Warning - This is not a happy post, but it is a part of our journey.
On March 20, 2023, Paul and I cooked out on the back porch and had a fire in the fire pit, much like we always do. After the fire went out, we went to bed around 10:30 or so. At just before 1am, Te'Keo and Anaya woke us up barking at the door. Thinking they needed to go outside, Paul opened the bedroom door to find the back wall of the house and part of the kitchen engulfed in flames. I grabbed the fire extinguisher and started working on the kitchen wall as Paul ran to the back deck to grab the hose. He found half of the back deck on fire and the hose melted. He came back in and grabbed another fire extinguisher, but by this point, there was no controlling it. I ran in the room and grabbed my clothes and phone to call 911. Paul ran to get the dogs.
As I made it to the back deck, I threw my clothes on and saw the 2-day old chicks we'd just hatched by the cabinets in the kitchen in their brooder box. I grabbed the box and brought them outside and went back inside to help Paul get the dogs. I only made it a few feet into the house when I breathed in fire and hit a wall of smoke. Unable to see anything, I felt my way to the mudroom door and ran out the side of the house. I went back around to the back to grab the chicks, but by this point, their brooder box was completely engulfed. I ran to my parents' house, who are staying on property thank God, and was trying to call 911, but I couldn't get a signal. Dad called dispatch to get the fire department out and then started hosing the side of the house down.
Paul managed to find a painter's air filter mask and goggles and went back into the house 4 more times, low crawling on the floor to get to the dogs, each time losing ground inside until there was no more floor remaining.
Searching for something, anything, to help us get into the house, we located a piece of rebar and used it to break the front living-room window to give the dogs another escape, but they wouldn't come to us. They saved our lives, but we couldn't save theirs.
The fire department and sheriff's deputies arrived within 15-20 minutes - a miracle unto itself considering how far out we are - but by the time they arrived the entire house was engulfed in flames. The firefighters spent the next 6 or 7 hours trying to contain the fire and a couple more hours after that keeping it out.
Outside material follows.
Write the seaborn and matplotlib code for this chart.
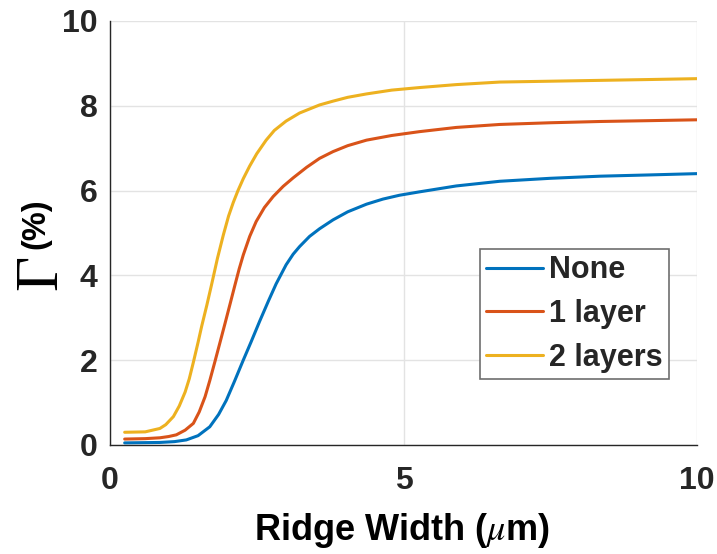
import matplotlib
matplotlib.use("Agg")
import matplotlib.pyplot as plt
import numpy as np
import pandas as pd
import seaborn as sns

# Confinement factor vs ridge width for three cladding configurations
labels = ["None", "1 layer", "2 layers"]
colors = ["#0072BD", "#D95319", "#EDB120"]

x_none = [0.25, 0.85, 1.10, 1.30, 1.50, 1.70, 1.85, 1.98, 2.12, 2.27, 2.40,
          2.55, 2.70, 2.83, 3.00, 3.12, 3.23, 3.40, 3.57, 3.80, 4.05, 4.37,
          4.65, 4.93, 5.27, 5.90, 6.64, 7.50, 8.35, 9.20, 10.0]
y_none = [0.05, 0.06, 0.08, 0.12, 0.22, 0.43, 0.72, 1.05, 1.50, 2.00, 2.42,
          2.92, 3.40, 3.80, 4.25, 4.50, 4.68, 4.92, 5.10, 5.31, 5.50, 5.68,
          5.80, 5.89, 5.97, 6.11, 6.22, 6.29, 6.34, 6.37, 6.40]

x_one = [0.25, 0.60, 0.85, 1.00, 1.13, 1.28, 1.42, 1.52, 1.62, 1.70, 1.79,
         1.88, 1.96, 2.05, 2.13, 2.20, 2.27, 2.38, 2.49, 2.63, 2.78, 2.95,
         3.12, 3.35, 3.57, 3.80, 4.05, 4.37, 4.80, 5.27, 5.90, 6.64, 7.50,
         8.35, 9.20, 10.0]
y_one = [0.14, 0.15, 0.17, 0.20, 0.24, 0.35, 0.51, 0.78, 1.14, 1.52, 1.98,
         2.45, 2.87, 3.35, 3.78, 4.15, 4.48, 4.92, 5.27, 5.60, 5.86, 6.10,
         6.30, 6.55, 6.76, 6.92, 7.06, 7.19, 7.30, 7.39, 7.49, 7.56, 7.60,
         7.63, 7.65, 7.67]

x_two = [0.25, 0.60, 0.85, 0.95, 1.08, 1.18, 1.28, 1.35, 1.42, 1.50, 1.56,
         1.65, 1.73, 1.83, 1.93, 2.02, 2.10, 2.18, 2.27, 2.38, 2.50, 2.66,
         2.80, 3.00, 3.23, 3.57, 3.80, 4.05, 4.37, 4.80, 5.27, 5.90, 6.64,
         7.50, 8.35, 9.20, 10.0]
y_two = [0.30, 0.31, 0.39, 0.48, 0.67, 0.92, 1.25, 1.56, 1.95, 2.42, 2.79,
         3.30, 3.78, 4.40, 4.95, 5.40, 5.72, 6.00, 6.28, 6.58, 6.87, 7.19,
         7.42, 7.64, 7.83, 8.02, 8.11, 8.20, 8.28, 8.37, 8.43, 8.50, 8.56,
         8.58, 8.60, 8.62, 8.64]

x_ticks = [0, 5, 10]
y_ticks = [0, 2, 4, 6, 8, 10]

df = pd.concat([
    pd.DataFrame({"w": x_none, "g": y_none, "series": labels[0]}),
    pd.DataFrame({"w": x_one, "g": y_one, "series": labels[1]}),
    pd.DataFrame({"w": x_two, "g": y_two, "series": labels[2]}),
], ignore_index=True)

sns.set_theme(style="white")
plt.rcParams["font.family"] = ["Liberation Sans", "DejaVu Sans"]
plt.rcParams["mathtext.fontset"] = "stix"

ink = "#262626"
fig = plt.figure(figsize=(7.17, 5.54), dpi=100)
ax = fig.add_axes([110 / 717, 1 - 445 / 554, 587 / 717, 424 / 554])

sns.lineplot(data=df, x="w", y="g", hue="series", hue_order=labels,
             palette=dict(zip(labels, colors)), estimator=None, sort=True,
             linewidth=2.2, ax=ax)
for line in ax.get_lines():
    line.set_solid_joinstyle("round")

ax.set_xlim(0, 10)
ax.set_ylim(0, 10)
ax.set_xticks(x_ticks)
ax.set_yticks(y_ticks)
ax.grid(True, color="#e3e3e3", linewidth=1.0)
ax.set_axisbelow(True)
for side in ("top", "right"):
    ax.spines[side].set_visible(False)
for side in ("left", "bottom"):
    ax.spines[side].set_color(ink)
    ax.spines[side].set_linewidth(1.0)

ax.tick_params(axis="both", direction="in", length=4.5, width=1.0,
               colors=ink, labelsize=23)
ax.tick_params(axis="x", pad=15)
ax.tick_params(axis="y", pad=9)
for lab in ax.get_xticklabels() + ax.get_yticklabels():
    lab.set_fontweight("bold")

ax.set_xlabel("")
ax.set_ylabel("")
fig.text(402 / 717, 1 - 531 / 554, r"Ridge Width ($\mu$m)", ha="center",
         va="center", fontsize=26, fontweight="bold", color="black")
fig.text(42 / 717, 1 - 272 / 554, "Γ", family="Liberation Serif",
         fontsize=44, rotation=90, ha="center", va="center", color="black")
fig.text(36 / 717, 1 - 224 / 554, "(%)", fontsize=23.5, fontweight="bold",
         rotation=90, ha="center", va="center", color="black")

leg = ax.legend(loc="lower right", bbox_to_anchor=(0.952, 0.156),
                frameon=True, fancybox=False, edgecolor="#6e6e6e",
                prop={"weight": "bold", "size": 22}, handlelength=1.85,
                handletextpad=0.2, labelspacing=0.45, borderpad=0.2,
                borderaxespad=0.0, framealpha=1.0)
leg.get_frame().set_linewidth(1.2)
for line in leg.get_lines():
    line.set_linewidth(2.2)

fig.savefig("out.png", dpi=100)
From the bark at the bedroom door to the time Paul lost all available floor in the house was around 5-7 minutes. Somehow, we both made it out alive, a little burned in the face and eyelids, and with our hair singed, a bit hoarse, and with a residual cough from smoke inhalation, but alive.
You never think something like this can happen to you. Or that if something like this happens, that you won't be able to do something to get it under control. We were wrong. Your entire world can burn down around you in 5-7 minutes. And I would trade the house and everything in it had we just been able to save our babies, as they saved us.
On Thursday March 23, four bodies had been recovered: Mischka, Anaya, Alessia, and Bella. Te'Keo and Morty were still missing. After speaking with the fire crews, it seemed there may have been a possibility that they could have made it out.
There was a yellow cat that appeared out of nowhere that we thought could be Morty, but after several days of trying to get close to him, we finally verified that it was not Morty.
For Te'Keo, I reached out to animal control for the three nearest counties, put an ad on Craigslist, posted it on Facebook, purchased a package with Lost My Doggie to send his picture to the shelters and vets in the area, and started showing his picture to everyone I came in contact with.
On March 28, I received a text that someone had found my dog. I asked for pictures and if he was ok and where they found him. They gave me a good story about how he had some burns on his back and belly but that he was ok, he was found in my town on March 21. The pictures they sent were close ups of a gray dog's face, but they weren't clear. After a couple of hours of text messages, it devolved into a demand for me to Venmo or Zelle them money before they would give me my dog - a scam artist trying to take advantage of another's pain and desperation. I pray they find God because He's bigger than their problems. If I can say it, it must be true.
On Thursday evening, March 30, nine days after the fire, Paul and I went into the house for the first time. We found Te'Keo just inside our bedroom door. He did not make it out. We recovered his body and buried him with the rest of the pack by the pear tree.
We continued searching the house, hoping to find Morty so that we could bury him with the others. Unfortunately, his body was never recovered.
I'll end with this. When picking our way through the ashes of our life, Paul found a challenge coin he was given years ago that has the emblem for each of the 5 branches of military service with a gold star in the middle, and it reads "Thank You For Your Service". He found a decorative axe he had given me for my birthday the prior year that has a wolf's head etched into the blade. And he found his Leatherman tool that he's had for 30 years. It seems fitting that the coin has 5 branches of service surrounding a gold star, one for each of our dogs lost and a gold star for our sweet Morty, who was never recovered.
A challenge coin, an axe, and a Leatherman. Challenge accepted. Now we begin to rebuild. We have a long road ahead of us and it may be a fight, but all things work together for good to them that love God, to them that are called according to His purpose.